**EXERCISE INSTRUCTIONS:** Please, without the pictures, retype exactly the lines from the start of the material through the line that holds "var legendTitle = 'Profundidade-Confinamento';".

**MATERIAL PROVIDED:**
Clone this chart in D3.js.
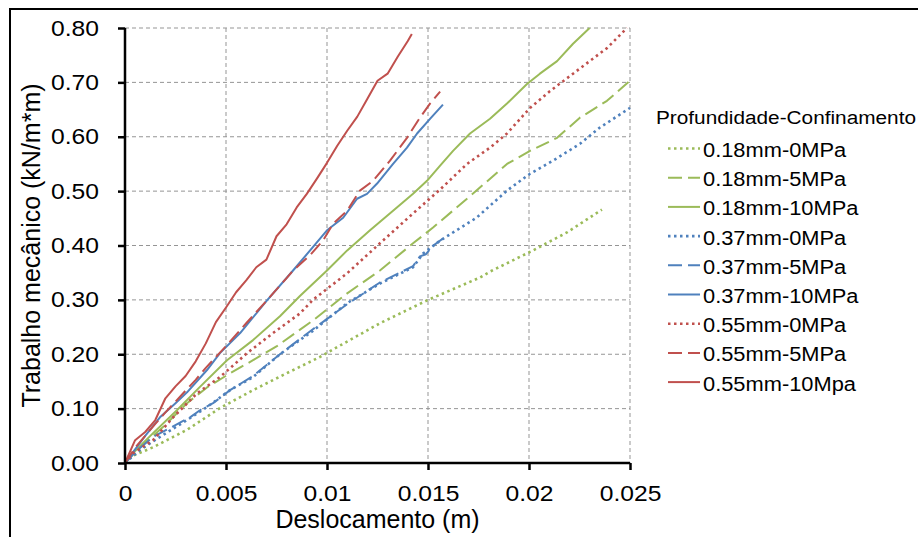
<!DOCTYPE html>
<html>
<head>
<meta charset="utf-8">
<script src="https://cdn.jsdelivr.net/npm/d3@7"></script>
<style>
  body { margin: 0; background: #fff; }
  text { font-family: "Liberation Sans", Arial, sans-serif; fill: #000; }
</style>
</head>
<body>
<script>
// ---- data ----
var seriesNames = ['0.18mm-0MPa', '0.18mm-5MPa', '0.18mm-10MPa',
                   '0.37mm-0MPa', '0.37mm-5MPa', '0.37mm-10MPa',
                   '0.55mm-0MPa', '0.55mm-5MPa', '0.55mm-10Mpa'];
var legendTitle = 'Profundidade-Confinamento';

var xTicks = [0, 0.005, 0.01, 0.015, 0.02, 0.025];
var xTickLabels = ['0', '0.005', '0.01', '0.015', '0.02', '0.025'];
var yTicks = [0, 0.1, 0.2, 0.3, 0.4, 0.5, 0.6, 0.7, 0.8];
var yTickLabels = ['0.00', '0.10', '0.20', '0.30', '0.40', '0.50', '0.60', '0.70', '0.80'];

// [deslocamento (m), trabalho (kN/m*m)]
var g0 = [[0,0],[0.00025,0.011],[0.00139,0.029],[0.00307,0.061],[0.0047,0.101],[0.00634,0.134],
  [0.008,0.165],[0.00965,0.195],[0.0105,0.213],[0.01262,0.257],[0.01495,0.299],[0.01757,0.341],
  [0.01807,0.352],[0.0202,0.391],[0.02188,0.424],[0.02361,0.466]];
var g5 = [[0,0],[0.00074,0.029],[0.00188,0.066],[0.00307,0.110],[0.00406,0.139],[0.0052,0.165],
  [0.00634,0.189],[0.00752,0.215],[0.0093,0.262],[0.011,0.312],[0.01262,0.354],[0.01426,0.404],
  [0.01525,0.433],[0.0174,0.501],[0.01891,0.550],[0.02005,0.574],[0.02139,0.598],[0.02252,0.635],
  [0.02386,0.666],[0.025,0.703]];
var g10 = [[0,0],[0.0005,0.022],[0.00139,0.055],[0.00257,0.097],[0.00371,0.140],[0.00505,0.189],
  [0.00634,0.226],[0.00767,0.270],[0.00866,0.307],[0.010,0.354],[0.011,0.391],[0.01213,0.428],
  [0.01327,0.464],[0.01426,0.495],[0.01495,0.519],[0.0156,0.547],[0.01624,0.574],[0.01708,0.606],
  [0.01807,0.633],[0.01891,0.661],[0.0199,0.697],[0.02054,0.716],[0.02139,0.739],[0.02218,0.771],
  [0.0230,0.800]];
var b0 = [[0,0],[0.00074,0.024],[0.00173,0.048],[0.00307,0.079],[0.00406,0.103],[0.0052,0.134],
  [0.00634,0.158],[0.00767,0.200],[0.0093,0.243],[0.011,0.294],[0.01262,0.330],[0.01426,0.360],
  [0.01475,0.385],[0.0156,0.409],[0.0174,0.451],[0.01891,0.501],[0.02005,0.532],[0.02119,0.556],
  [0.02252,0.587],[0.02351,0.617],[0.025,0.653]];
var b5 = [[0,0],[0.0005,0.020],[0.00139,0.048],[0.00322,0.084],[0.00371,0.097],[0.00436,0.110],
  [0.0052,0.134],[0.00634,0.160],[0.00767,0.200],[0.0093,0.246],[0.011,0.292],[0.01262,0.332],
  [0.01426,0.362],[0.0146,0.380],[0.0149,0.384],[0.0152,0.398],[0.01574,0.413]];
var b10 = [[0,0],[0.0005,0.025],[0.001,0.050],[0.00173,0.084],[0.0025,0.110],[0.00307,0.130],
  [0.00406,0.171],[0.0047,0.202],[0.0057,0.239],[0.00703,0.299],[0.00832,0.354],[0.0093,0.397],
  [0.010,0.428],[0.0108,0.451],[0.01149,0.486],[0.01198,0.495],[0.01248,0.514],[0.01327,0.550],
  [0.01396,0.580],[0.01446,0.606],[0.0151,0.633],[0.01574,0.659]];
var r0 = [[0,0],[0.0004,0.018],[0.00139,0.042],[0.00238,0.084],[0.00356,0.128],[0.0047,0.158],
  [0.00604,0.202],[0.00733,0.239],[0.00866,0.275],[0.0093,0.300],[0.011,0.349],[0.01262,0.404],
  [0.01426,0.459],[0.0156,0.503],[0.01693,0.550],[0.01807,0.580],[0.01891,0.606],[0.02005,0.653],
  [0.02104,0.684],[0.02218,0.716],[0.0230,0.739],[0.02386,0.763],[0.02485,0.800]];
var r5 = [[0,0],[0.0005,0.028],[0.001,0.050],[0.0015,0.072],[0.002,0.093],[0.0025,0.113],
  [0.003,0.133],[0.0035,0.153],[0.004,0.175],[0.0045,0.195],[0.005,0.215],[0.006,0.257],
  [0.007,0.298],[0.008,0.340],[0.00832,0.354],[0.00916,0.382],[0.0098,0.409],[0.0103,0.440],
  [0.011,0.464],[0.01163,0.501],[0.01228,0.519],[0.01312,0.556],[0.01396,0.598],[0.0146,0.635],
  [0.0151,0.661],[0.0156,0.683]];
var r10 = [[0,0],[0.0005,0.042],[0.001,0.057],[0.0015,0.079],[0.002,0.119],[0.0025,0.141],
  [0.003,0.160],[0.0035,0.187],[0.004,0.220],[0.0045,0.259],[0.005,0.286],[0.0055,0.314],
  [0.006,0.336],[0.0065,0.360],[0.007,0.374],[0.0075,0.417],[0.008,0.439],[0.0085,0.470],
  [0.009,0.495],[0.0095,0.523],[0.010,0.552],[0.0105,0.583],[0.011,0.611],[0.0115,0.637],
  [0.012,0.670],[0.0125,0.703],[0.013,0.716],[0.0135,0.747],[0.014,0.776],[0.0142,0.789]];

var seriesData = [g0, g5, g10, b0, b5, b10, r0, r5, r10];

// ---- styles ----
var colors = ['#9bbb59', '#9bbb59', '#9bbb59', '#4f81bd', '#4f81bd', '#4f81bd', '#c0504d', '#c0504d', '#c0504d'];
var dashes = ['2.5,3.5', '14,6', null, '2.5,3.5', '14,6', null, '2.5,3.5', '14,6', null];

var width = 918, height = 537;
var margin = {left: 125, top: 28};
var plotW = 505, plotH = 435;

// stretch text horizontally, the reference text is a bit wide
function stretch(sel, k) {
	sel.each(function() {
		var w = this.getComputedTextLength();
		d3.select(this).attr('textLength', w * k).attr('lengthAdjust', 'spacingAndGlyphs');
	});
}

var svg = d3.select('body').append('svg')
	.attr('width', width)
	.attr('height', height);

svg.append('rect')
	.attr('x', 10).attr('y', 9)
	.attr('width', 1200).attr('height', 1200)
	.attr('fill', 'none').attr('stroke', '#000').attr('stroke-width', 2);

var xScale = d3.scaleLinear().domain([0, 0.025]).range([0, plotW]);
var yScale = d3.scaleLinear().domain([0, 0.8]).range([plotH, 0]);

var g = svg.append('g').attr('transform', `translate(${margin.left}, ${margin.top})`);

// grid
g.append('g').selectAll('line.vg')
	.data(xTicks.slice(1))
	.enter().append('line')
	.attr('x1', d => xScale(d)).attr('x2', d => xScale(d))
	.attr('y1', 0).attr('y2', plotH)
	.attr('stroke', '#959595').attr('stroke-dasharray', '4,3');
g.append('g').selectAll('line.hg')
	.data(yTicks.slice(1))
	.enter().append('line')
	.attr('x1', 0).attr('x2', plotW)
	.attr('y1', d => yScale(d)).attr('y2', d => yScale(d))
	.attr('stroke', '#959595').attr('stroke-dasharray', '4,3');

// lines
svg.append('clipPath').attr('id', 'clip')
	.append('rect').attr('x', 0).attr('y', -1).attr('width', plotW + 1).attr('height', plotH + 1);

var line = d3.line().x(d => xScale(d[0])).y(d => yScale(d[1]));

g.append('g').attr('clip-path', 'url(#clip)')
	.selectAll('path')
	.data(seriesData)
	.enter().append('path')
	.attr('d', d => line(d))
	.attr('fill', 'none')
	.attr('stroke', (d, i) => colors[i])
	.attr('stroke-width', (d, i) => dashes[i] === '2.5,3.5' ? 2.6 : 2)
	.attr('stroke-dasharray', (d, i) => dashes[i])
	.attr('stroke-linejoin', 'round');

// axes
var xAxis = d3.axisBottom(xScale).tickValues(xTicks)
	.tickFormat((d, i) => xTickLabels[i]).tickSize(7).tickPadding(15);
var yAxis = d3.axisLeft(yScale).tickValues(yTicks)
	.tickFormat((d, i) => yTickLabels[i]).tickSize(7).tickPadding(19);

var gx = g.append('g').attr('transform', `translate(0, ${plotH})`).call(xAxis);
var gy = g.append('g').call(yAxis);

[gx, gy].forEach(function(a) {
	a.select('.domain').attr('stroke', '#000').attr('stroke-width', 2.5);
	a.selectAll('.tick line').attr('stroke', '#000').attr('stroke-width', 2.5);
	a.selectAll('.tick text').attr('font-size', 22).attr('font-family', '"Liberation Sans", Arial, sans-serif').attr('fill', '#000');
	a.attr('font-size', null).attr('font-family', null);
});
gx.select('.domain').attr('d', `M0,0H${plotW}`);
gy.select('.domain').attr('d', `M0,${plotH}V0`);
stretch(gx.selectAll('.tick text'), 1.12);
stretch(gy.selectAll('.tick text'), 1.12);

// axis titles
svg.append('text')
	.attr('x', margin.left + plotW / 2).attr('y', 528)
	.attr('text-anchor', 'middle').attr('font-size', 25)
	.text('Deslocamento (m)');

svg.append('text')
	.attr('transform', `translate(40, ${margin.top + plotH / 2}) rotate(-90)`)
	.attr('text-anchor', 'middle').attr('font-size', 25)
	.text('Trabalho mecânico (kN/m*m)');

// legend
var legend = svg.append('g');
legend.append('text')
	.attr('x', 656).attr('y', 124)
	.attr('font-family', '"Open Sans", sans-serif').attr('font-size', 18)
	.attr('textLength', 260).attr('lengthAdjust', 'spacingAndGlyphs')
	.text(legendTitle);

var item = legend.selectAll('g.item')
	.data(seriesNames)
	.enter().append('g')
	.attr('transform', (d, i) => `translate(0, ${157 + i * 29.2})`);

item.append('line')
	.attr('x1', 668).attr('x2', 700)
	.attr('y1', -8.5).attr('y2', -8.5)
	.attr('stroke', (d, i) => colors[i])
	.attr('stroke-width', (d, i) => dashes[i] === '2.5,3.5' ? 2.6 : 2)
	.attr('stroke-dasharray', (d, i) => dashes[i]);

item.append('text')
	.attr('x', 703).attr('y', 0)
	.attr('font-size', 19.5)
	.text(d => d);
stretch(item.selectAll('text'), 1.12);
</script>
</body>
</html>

**TASK RESULT:**
Clone this chart in D3.js.
<!DOCTYPE html>
<html>
<head>
<meta charset="utf-8">
<script src="https://cdn.jsdelivr.net/npm/d3@7"></script>
<style>
  body { margin: 0; background: #fff; }
  text { font-family: "Liberation Sans", Arial, sans-serif; fill: #000; }
</style>
</head>
<body>
<script>
// ---- data ----
var seriesNames = ['0.18mm-0MPa', '0.18mm-5MPa', '0.18mm-10MPa',
                   '0.37mm-0MPa', '0.37mm-5MPa', '0.37mm-10MPa',
                   '0.55mm-0MPa', '0.55mm-5MPa', '0.55mm-10Mpa'];
var legendTitle = 'Profundidade-Confinamento';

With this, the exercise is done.